Monday, February 8, 2021

Lessons Learned and Relearned

Michael Beard is the author this week. Michael works as the Campus Minister at Mount Mercy University.


I’ll get a bit personal this week. This Tuesday marks 10 years since I arrived back in the United States after 18 months of volunteering in Lima, Peru. Every year around this time I reflect on the craziness of time passing, but when it hit me that a decade has passed since this critical time of my life, it hit me in the gut.

Since I got back to the States, people have asked, “How was Peru?” A perfectly legitimate question. I’ve struggled to find responses that are concise and sincere; too often I struggled to find ways to summarize the experience in its totality. Often I simply responded, “Amazing,” “Really great,” etc. I never quite figured it out.

Don’t worry: I’m not going to use this entry to try and find the right way to answer.

I signed on to be a volunteer with Capuchin Franciscan friars after graduating from college not knowing what I hoped to get out of it, what I’d be able to do with it, or even what I was going to be doing. I arrived in Lima with 2 other volunteers from the States to work at Ciudad de los Niños de la Inmaculada, a residence for boys aged 3-18 whose families were in dire economic straits. Ciudad offered education and formation in addition to shelter, a fairly healthy community, and good nutrition, while also making sure parents didn’t jump ship. I got assigned to work with the 13-15 year-old boys.

Come by my office sometime; I have many stories to share with you from the absurd to the somber, profound to inane. I will wax with (maybe) eloquence about the diverse and amazing cuisine, the raw aching beauty of the geography, the complexity of marveling at colonial architecture and influence. I can tell you the misadventures of being far taller than standard Peruvian size (I hit my head a lot), of being a suburbs/city boy who’d never killed livestock in his life having to kill chickens and manage a henhouse, of playing, “Let’s eat something outside of our comfort zone” and getting a big mouthful of what’s colloquially known as the “vomit fruit”. It was only 18 months, but what a vivid and full 18 months it was.

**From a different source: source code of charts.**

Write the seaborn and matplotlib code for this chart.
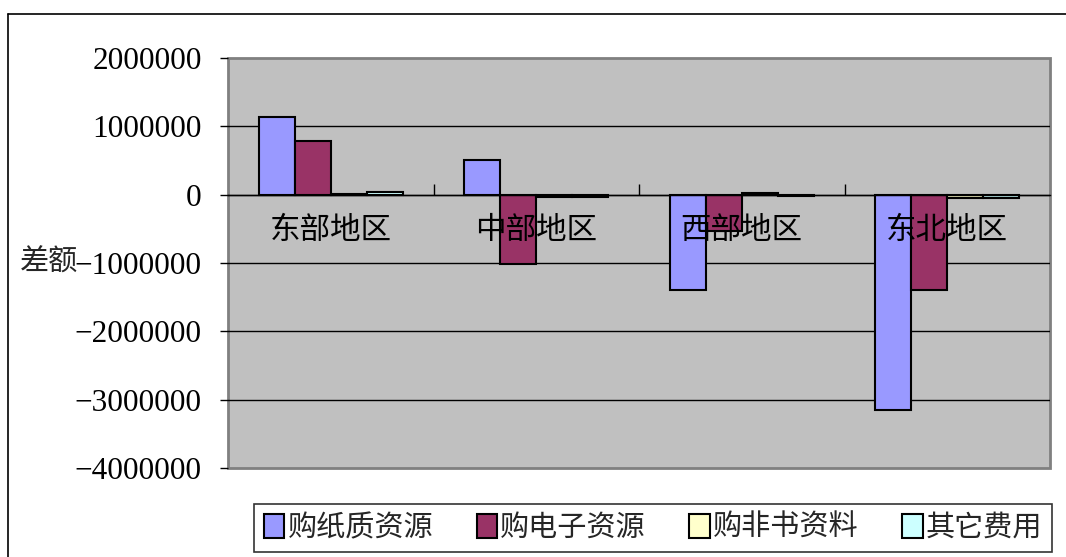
import pandas as pd
import matplotlib.pyplot as plt
import matplotlib.ticker as mticker
from matplotlib.lines import Line2D
import seaborn as sns

REGIONS = ['东部地区', '中部地区', '西部地区', '东北地区']
SERIES = ['购纸质资源', '购电子资源', '购非书资料', '其它费用']
COLORS = ['#9999FF', '#993366', '#FFFFCC', '#CCFFFF']

PAPER = [1140000, 500000, -1400000, -3150000]
DIGITAL = [790000, -1020000, -530000, -1400000]
NONBOOK = [5000, -40000, 30000, -45000]
OTHER = [40000, -30000, -25000, -50000]

Y_TICKS = [2000000, 1000000, 0, -1000000, -2000000, -3000000, -4000000]


def build_frame():
    rows = []
    for name, vals in zip(SERIES, [PAPER, DIGITAL, NONBOOK, OTHER]):
        for region, v in zip(REGIONS, vals):
            rows.append({'region': region, 'series': name, 'value': v})
    return pd.DataFrame(rows)


def fmt(v, pos):
    s = f'{int(abs(v))}'
    return '\u2212' + s if v < 0 else s


def main():
    df = build_frame()
    sns.set_theme(style='white')
    plt.rcParams['font.family'] = ['Liberation Serif', 'Noto Sans CJK SC']

    fig = plt.figure(figsize=(10.66, 5.57), dpi=100)
    ax = fig.add_axes([228 / 1066, 1 - 468 / 557, 822 / 1066, 410 / 557])
    ax.set_facecolor('#C0C0C0')

    sns.barplot(data=df, x='region', y='value', hue='series',
                order=REGIONS, hue_order=SERIES,
                palette=dict(zip(SERIES, COLORS)), width=0.7,
                edgecolor='black', linewidth=1.5, errorbar=None,
                saturation=1, legend=False, ax=ax)
    for bar in ax.patches:
        bar.set_zorder(2)

    ax.set_ylim(-4000000, 2000000)
    ax.set_xlim(-0.5, len(REGIONS) - 0.5)
    ax.set_yticks(Y_TICKS)
    ax.yaxis.set_major_formatter(mticker.FuncFormatter(fmt))
    ax.tick_params(axis='y', direction='out', length=6, width=1,
                   labelsize=22.5, pad=13, colors='black', left=True)
    for y in Y_TICKS[1:-1]:
        ax.axhline(y, color='black', lw=1, zorder=0.5)

    # category axis crosses at zero
    ax.set_axisbelow(False)
    for s in ['top', 'right', 'left']:
        ax.spines[s].set_visible(False)
    ax.spines['bottom'].set_position(('data', 0))
    ax.spines['bottom'].set_color('black')
    ax.spines['bottom'].set_linewidth(1)
    ax.set_xticks([0.5, 1.5, 2.5], minor=False)
    ax.xaxis.set_major_formatter(mticker.NullFormatter())
    ax.set_xticks(range(len(REGIONS)), minor=True)
    ax.set_xticklabels(REGIONS, minor=True)
    ax.tick_params(axis='x', which='major', direction='in', length=8,
                   width=1, bottom=True, colors='black')
    ax.tick_params(axis='x', which='minor', length=0, labelsize=22,
                   pad=16, colors='black')
    ax.patch.set_edgecolor('#808080')
    ax.patch.set_linewidth(2)

    ax.set_xlabel('')
    ax.set_ylabel('')
    fig.text(20 / 1066, 1 - 263 / 557, '差额', fontsize=21, va='center',
             ha='left')

    # outer chart frame
    fig.add_artist(Line2D([8 / 1066, 1], [1 - 14 / 557] * 2,
                          color='black', lw=1.2, transform=fig.transFigure))
    fig.add_artist(Line2D([8 / 1066] * 2, [0, 1 - 14 / 557],
                          color='black', lw=1.2, transform=fig.transFigure))

    handles = [plt.Rectangle((0, 0), 1, 1, facecolor=c, edgecolor='black',
                             linewidth=1.5) for c in COLORS]
    leg = fig.legend(handles, SERIES, loc='center',
                     bbox_to_anchor=(653 / 1066, 1 - 528 / 557),
                     ncol=4, fontsize=21, frameon=True, fancybox=False,
                     handlelength=0.7, handleheight=0.9, handletextpad=0.1,
                     columnspacing=1.5, borderpad=0.35)
    leg.get_frame().set_edgecolor('black')
    leg.get_frame().set_linewidth(1.2)

    fig.savefig('out.png', dpi=100)


if __name__ == '__main__':
    main()
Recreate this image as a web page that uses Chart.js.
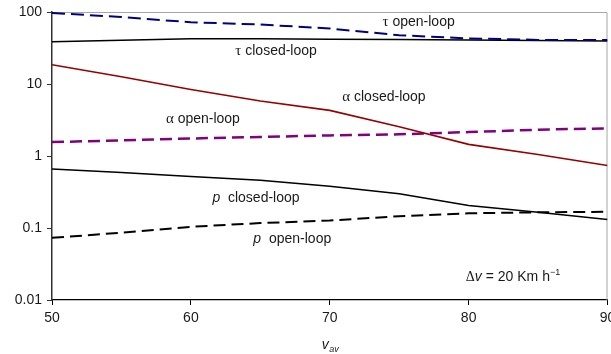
<!DOCTYPE html>
<html>
<head>
<meta charset="utf-8">
<script src="https://cdn.jsdelivr.net/npm/chart.js@4/dist/chart.umd.min.js"></script>
<style>
  html, body { margin: 0; padding: 0; background: #fff; }
  #wrap { width: 611px; height: 354px; }
</style>
</head>
<body>
<div id="wrap"><canvas id="c" width="611" height="354"></canvas></div>
<script>
// ---- data ----
const speeds = [50, 55, 60, 65, 70, 75, 80, 85, 90];
const tauOpen = [97, 85, 72, 67, 59, 47.5, 43, 41, 41];
const tauClosed = [38.7, 40.6, 42.6, 42.6, 42, 41.5, 40.8, 40.2, 39.6];
const alphaClosed = [18.5, 12.6, 8.4, 5.8, 4.3, 2.55, 1.45, 1.05, 0.74];
const alphaOpen = [1.56, 1.65, 1.75, 1.84, 1.93, 2.0, 2.15, 2.32, 2.42];
const pClosed = [0.66, 0.59, 0.52, 0.46, 0.38, 0.30, 0.205, 0.165, 0.131];
const pOpen = [0.073, 0.086, 0.104, 0.117, 0.127, 0.146, 0.16, 0.165, 0.168];

const xTicks = [50, 60, 70, 80, 90];
const yTicks = [0.01, 0.1, 1, 10, 100];
const yTickLabels = ['0.01', '0.1', '1', '10', '100'];

// curve annotations: [greek/italic prefix, text, x value, y value]
const curveLabels = [
  { pre: 'τ', preKind: 'greek', text: ' closed-loop', x: 63.2, y: 28.7 },
  { pre: 'τ', preKind: 'greek', text: ' open-loop', x: 73.8, y: 72 },
  { pre: 'α', preKind: 'greek', text: ' closed-loop', x: 70.9, y: 6.6 },
  { pre: 'α', preKind: 'greek', text: ' open-loop', x: 58.2, y: 3.22 },
  { pre: 'p', preKind: 'italic', text: '  closed-loop', x: 61.55, y: 0.259 },
  { pre: 'p', preKind: 'italic', text: '  open-loop', x: 64.5, y: 0.0705 }
];
const noteLabel = { x: 79.8, y: 0.0206 };

const SANS = '"Liberation Sans", Arial, Helvetica, sans-serif';
const SERIF = '"Liberation Serif", "Times New Roman", serif';

function pts(arr) { return speeds.map((s, i) => ({ x: s, y: arr[i] })); }

const frameAndText = {
  id: 'frameAndText',
  beforeDatasetsDraw(chart) {
    const { ctx, chartArea: a } = chart;
    ctx.save();
    ctx.strokeStyle = '#a6a6a6';
    ctx.lineWidth = 1;
    ctx.beginPath();
    ctx.moveTo(a.left, a.top + 0.5);
    ctx.lineTo(a.right - 0.5, a.top + 0.5);
    ctx.lineTo(a.right - 0.5, a.bottom);
    ctx.stroke();
    ctx.restore();
  },
  afterDraw(chart) {
    const { ctx, scales, chartArea: a } = chart;
    const xs = scales.x, ys = scales.y;
    ctx.save();
    ctx.fillStyle = '#1a1a1a';
    ctx.textBaseline = 'middle';
    ctx.textAlign = 'left';
    curveLabels.forEach(l => {
      let px = xs.getPixelForValue(l.x);
      const py = ys.getPixelForValue(l.y);
      ctx.font = l.preKind === 'greek' ? '15px ' + SERIF : 'italic 14px ' + SANS;
      ctx.fillText(l.pre, px, py);
      px += ctx.measureText(l.pre).width;
      ctx.font = '14px ' + SANS;
      ctx.fillText(l.text, px, py);
    });
    // Δv = 20 Km h^-1
    let px = xs.getPixelForValue(noteLabel.x);
    const py = ys.getPixelForValue(noteLabel.y);
    ctx.font = '14px ' + SERIF;
    ctx.fillText('Δ', px, py); px += ctx.measureText('Δ').width;
    ctx.font = 'italic 14px ' + SANS;
    ctx.fillText('v', px, py); px += ctx.measureText('v').width;
    ctx.font = '14px ' + SANS;
    ctx.fillText(' = 20 Km h', px, py); px += ctx.measureText(' = 20 Km h').width;
    ctx.font = '9px ' + SANS;
    ctx.fillText('−1', px, py - 5);
    // axis title v_av
    const cx = (a.left + a.right) / 2 - 8;
    const ty = a.bottom + 45;
    ctx.font = 'italic 14px ' + SANS;
    ctx.fillText('v', cx, ty);
    const vw = ctx.measureText('v').width;
    ctx.font = 'italic 9px ' + SANS;
    ctx.fillText('av', cx + vw + 0.5, ty + 4);
    ctx.restore();
  }
};

new Chart(document.getElementById('c'), {
  type: 'line',
  data: {
    datasets: [
      { label: 'tau open-loop', data: pts(tauOpen), borderColor: '#000080', borderWidth: 2, borderDash: [13, 6] },
      { label: 'tau closed-loop', data: pts(tauClosed), borderColor: '#000000', borderWidth: 1.5 },
      { label: 'alpha closed-loop', data: pts(alphaClosed), borderColor: '#990000', borderWidth: 1.6 },
      { label: 'alpha open-loop', data: pts(alphaOpen), borderColor: '#800080', borderWidth: 2.5, borderDash: [12, 6] },
      { label: 'p closed-loop', data: pts(pClosed), borderColor: '#000000', borderWidth: 1.5 },
      { label: 'p open-loop', data: pts(pOpen), borderColor: '#000000', borderWidth: 2, borderDash: [12, 6] }
    ]
  },
  options: {
    responsive: false,
    animation: false,
    devicePixelRatio: 1,
    layout: { padding: { top: 12, right: 3.5, left: 0, bottom: 0 } },
    elements: { point: { radius: 0 }, line: { tension: 0, fill: false } },
    plugins: { legend: { display: false }, tooltip: { enabled: false } },
    scales: {
      x: {
        type: 'linear', min: 50, max: 90,
        afterBuildTicks: s => { s.ticks = xTicks.map(v => ({ value: v })); },
        afterFit: s => { s.height = 54; s.paddingLeft = 0; s.paddingRight = 0; },
        ticks: { color: '#1a1a1a', font: { family: SANS, size: 14 }, padding: 5, maxRotation: 0 },
        grid: { display: true, drawOnChartArea: false, drawTicks: true, tickLength: 5, color: '#000' },
        border: { display: true, color: '#000', width: 1.2 }
      },
      y: {
        type: 'logarithmic', min: 0.01, max: 100,
        afterBuildTicks: s => { s.ticks = yTicks.map(v => ({ value: v })); },
        afterFit: s => { s.width = 52; s.paddingTop = 0; s.paddingBottom = 0; },
        ticks: {
          color: '#1a1a1a', font: { family: SANS, size: 14 }, padding: 5,
          callback: (v) => { const i = yTicks.indexOf(v); return i >= 0 ? yTickLabels[i] : ''; }
        },
        grid: { display: true, drawOnChartArea: false, drawTicks: true, tickLength: 5, color: '#333' },
        border: { display: true, color: '#333', width: 1.5 }
      }
    }
  },
  plugins: [frameAndText]
});
</script>
</body>
</html>
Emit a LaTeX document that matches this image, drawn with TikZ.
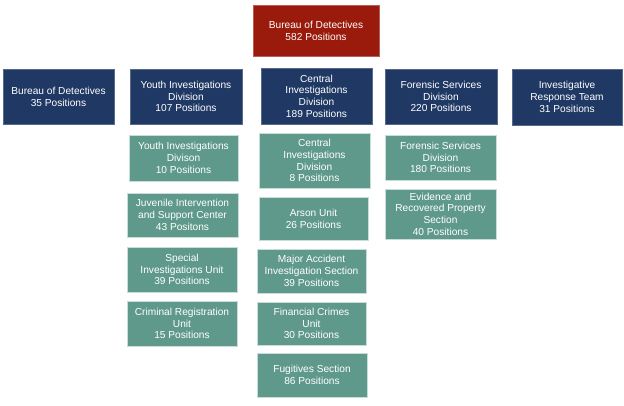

For the purpose of this blog, I’ll forego those and dive into a different story. Before going to Peru, I usually knew what to say, having a firm grasp of language and a variety of words to get the exact shade of meaning I wanted. I was a very good student. Suddenly I was thrust into an environment wherein I had rudimentary language skills, and my wanting the exact right word suddenly became an impediment to communication: imagine talking to somebody self-correcting every other word. I felt like an idiot. The kids would good-naturedly laugh at some of my fumblings, which made me all the more frustrated. I felt unable to be heard. And, as an added blow to the arrogance of my ego, I felt unable to be recognized as intelligent.

The lessons learned from this experience came both internally and externally. Externally, I encountered great love from a community of people who didn’t know much about me. They didn’t know about my life as a student, or any wit, and they certainly didn’t know about my linguistic skills. They knew I was there. They knew I was trying. Both because of that and because of just how magnanimous they all are, I was welcomed and loved. Without having “earned” it, I received love. It was a true moment of encountering God’s love through others’. So externally, I learned firsthand that God’s love is gratuitous, and that is how I’m called to love.

I had to learn it in my heart, too. I had unwittingly placed conditions on my worth: my goodness is connected to intelligence or to measurable success. The blows to my ego made me re-examine that. The love others showed me at a vulnerable and exposed time made me realize I derived my self-worth (and probably others’, too) from the wrong places. For the Christian, DesCartes’ famous “Cogito ergo sum” is more, “God loves me, therefore I am.” My dignity and everyone else’s is not something we can dismiss on the merit of wealth, race, sex, mental or physical wellness, attractiveness, political position, nationality etc.

I have to brush up on these lessons every now and again. How do you evaluate your self-worth or the worth of others? Is it on merit? Intellect? Opinions? Grades? Attractiveness or weight? They may not be the sole metrics, but are they part of the calculation? Be loving to yourself and to others; strive to set these aside. Let God’s love meet you where you are, and rest assured it will not leave you there.